I should just clarify that the administrative monetary penalties were just introduced approximately a month and a half ago, so there are no cases in that short period of time in which the administrative monetary penalties were issued. But certainly there are examples of remedies having been granted under the abuse of dominance provisions as they existed prior to the amendment of that act. If my numbers are correct, there have been six abuse cases that have been brought since 1986, and in five of those cases, a remedy was issued through successful litigation before the Competition Tribunal.
I can perhaps provide a more detailed explanation of each of those examples. Again, they would be in guidelines I could make available to the committee. They provide a short synopsis of each of those decisions.

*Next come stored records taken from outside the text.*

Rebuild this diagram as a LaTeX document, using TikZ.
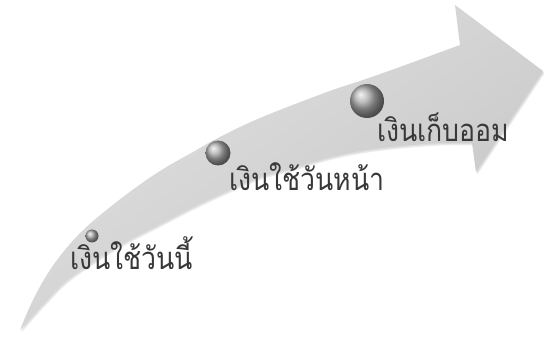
\documentclass[tikz,border=0pt]{standalone}
\usepackage{fontspec}
\newfontfamily\thaifont[Script=Thai,FakeStretch=0.86]{Loma}
\begin{document}
\begin{tikzpicture}[x=1pt,y=-1pt,
  lbl/.style={font=\thaifont\fontsize{31}{34}\selectfont, text=black!78, inner sep=0pt, anchor=base west},
  orb/.style={circle, inner sep=0pt, ball color=gray!65, draw=none}]
\useasboundingbox[fill=white] (0,0) rectangle (547,339);
\def\arrowpath{
  plot[smooth, tension=0.6] coordinates {(20,330) (33,300) (50,270) (70,244) (92,222) (127,194) (160,171) (193,152) (218,138) (260,118) (327,92) (360,81) (397,68) (460,45)}
  -- (455,5) -- (543,71) -- (476,172) -- (472,143)
  -- plot[smooth, tension=0.6] coordinates {(472,143) (440,143) (400,146) (360,151) (327,158) (293,168) (260,177) (227,191) (193,207) (160,224) (127,241) (100,257) (67,280) (45,302) (20,330)}
  -- cycle}
% soft shadow
\begin{scope}[shift={(1.5,2.5)}]
  \fill[gray!60, opacity=0.25] \arrowpath;
\end{scope}
\begin{scope}[shift={(0.8,1.2)}]
  \fill[gray!60, opacity=0.25] \arrowpath;
\end{scope}
% arrow body
\path[top color=gray!24, bottom color=gray!44, shading angle=35] \arrowpath;
% orbs
\node[orb, minimum size=13pt] (o1) at (92,236) {};
\node[orb, minimum size=25pt] (o2) at (218,153) {};
\node[orb, minimum size=34pt] (o3) at (367,101) {};
% labels
\node[lbl] (t1) at (70,270) {เงินใช้วันนี้};
\node[lbl] (t2) at (229,191) {เงินใช้วันหน้า};
\node[lbl] (t3) at (377,142) {เงินเก็บออม};
\end{tikzpicture}
\end{document}
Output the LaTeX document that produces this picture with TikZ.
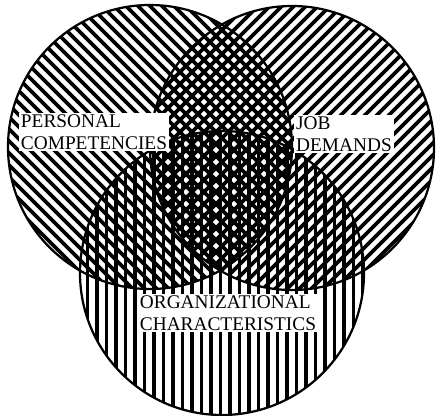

The most recent example was a case involving Canada Pipe Company Limited, a company that was found by the tribunal to hold a dominant position in respect of the market for cast iron pipes, couplings, and fittings. It offered to its distributors what's called a stocking distributor program that provided a system of rebates based on purchasing all three types of these products exclusively from Canada Pipe. The bureau argued that the program acted as a barrier to entry by foreclosing potential competitors and impairing their ability to enter the market or to continue to compete in the market, with the result that competition was substantially lessened. The tribunal disagreed with the bureau on that issue and declined to grant a remedy.
It was then taken to the Federal Court of Appeal by the bureau, and the court ruled that the tribunal had made an error in law in applying the abuse provisions. The matter was ultimately settled by a registered consent agreement between the bureau and Canada Pipe.
That's the most recent case under the abuse of dominance provisions, but there are others that are summarized in the guidelines, which I'd be happy to supply.